If you've known me for any amount of time, you'd have soon seen my profound affection for language and the human capacity for it. Language is a fascinating exercise, requiring sophisticated interplays of complex processes: the brain fits a thought into prescribed syntactical pattern while the oral and nasal cavities form and reform while pushing air from deep within and across your tongue and through your teeth to push sounds into recognizable units that--hopefully--someone else can understand. It's a wonder we master it at such a young age! But we do. And it's impossible to imagine living without language, or even a single word.
That's why, in keeping with my Valentine's/love-week theme, I heart words today.
Sometimes I think, "Which came first: the intent or the words?" And then I hope it was the words. How unbearable it would be to have interesting thoughts and have to keep them shut up inside one's own head!
But, while I love words generally, and there are many words that I love particularly, my favorite word is "lagniappe." In English, it's come to mean an extra gift that you get when you make a purchase. For example, a shopper at Christmastime buys a ladie's sweater as a gift for her mother. At the register, the cashier gives the shopper a small bottle of perfume. This little "extra" is unexpected. I think it could never have a negative effect on anyone. While it's certainly a useful word, what I love about its story.
In many ways, words are people. And in other ways, words are more than people will ever be. With every use, a word acquires character and an extra dimension to its verbal vitality. Some words are captured thoughtfully in the contemplative works of authors and poets; others are twisted and abused by careless... Long after any one of us is gone, a word remains--carrying with it all the experiences of its amaranthine life, and unfolding afresh with each new use. In this context, the etymology of "lagniappe" seems more like a romantic epic than simply an origin.
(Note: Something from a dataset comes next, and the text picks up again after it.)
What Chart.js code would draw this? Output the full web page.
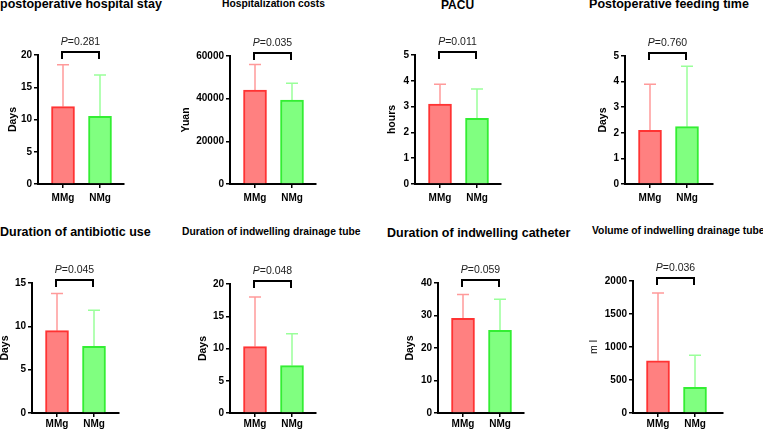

Lagniappe is truly American. It comes to English as a result of the conquest of the New World by the Old. It's creole and mestizo. And like any useful verbal tidbit, it was quickly taken in by English speakers. In Quecha, the language of a people indigenous to South America, "yapa" meant "something added." There is an underlying irony in the meaning of this word in that many South American peoples experienced great loss at the hands of European arrivers. Nonetheless, the Spanish adopted this "little extra", changing its form slightly to "La ñapa." As the Spanish expanded their work in the New World, they were frequently in contact with the French who were doing the same thing. The word was adopted from the Spanish into the French of the Mississippi delta. In that special dialect of French the word acquired its current form. Increasingly useful to those speaking the language of a competitive economy, lagniappe soon found its way to English where it remains an apt picture of the American story.
On close inspection, so many of the words we use have similarly revealing narratives. The words we use tell us more about who we are and where we've been than we often realize. When you stop to consider what the words you use reveal about your inner person, the result is awesome (in its full sense). For me "lagniappe" is more than just a cool story. In fact, it's something of an aspirational value for my blog. While not tangible, I hope that those who visit this Site leave with a sense of added value beyond just the words on the screen. If I could live my life imparting a "little extra value" to everyone I meet, I'm sure of living a full life.
If you were left with only one word you could use for the rest of your life, what would it be?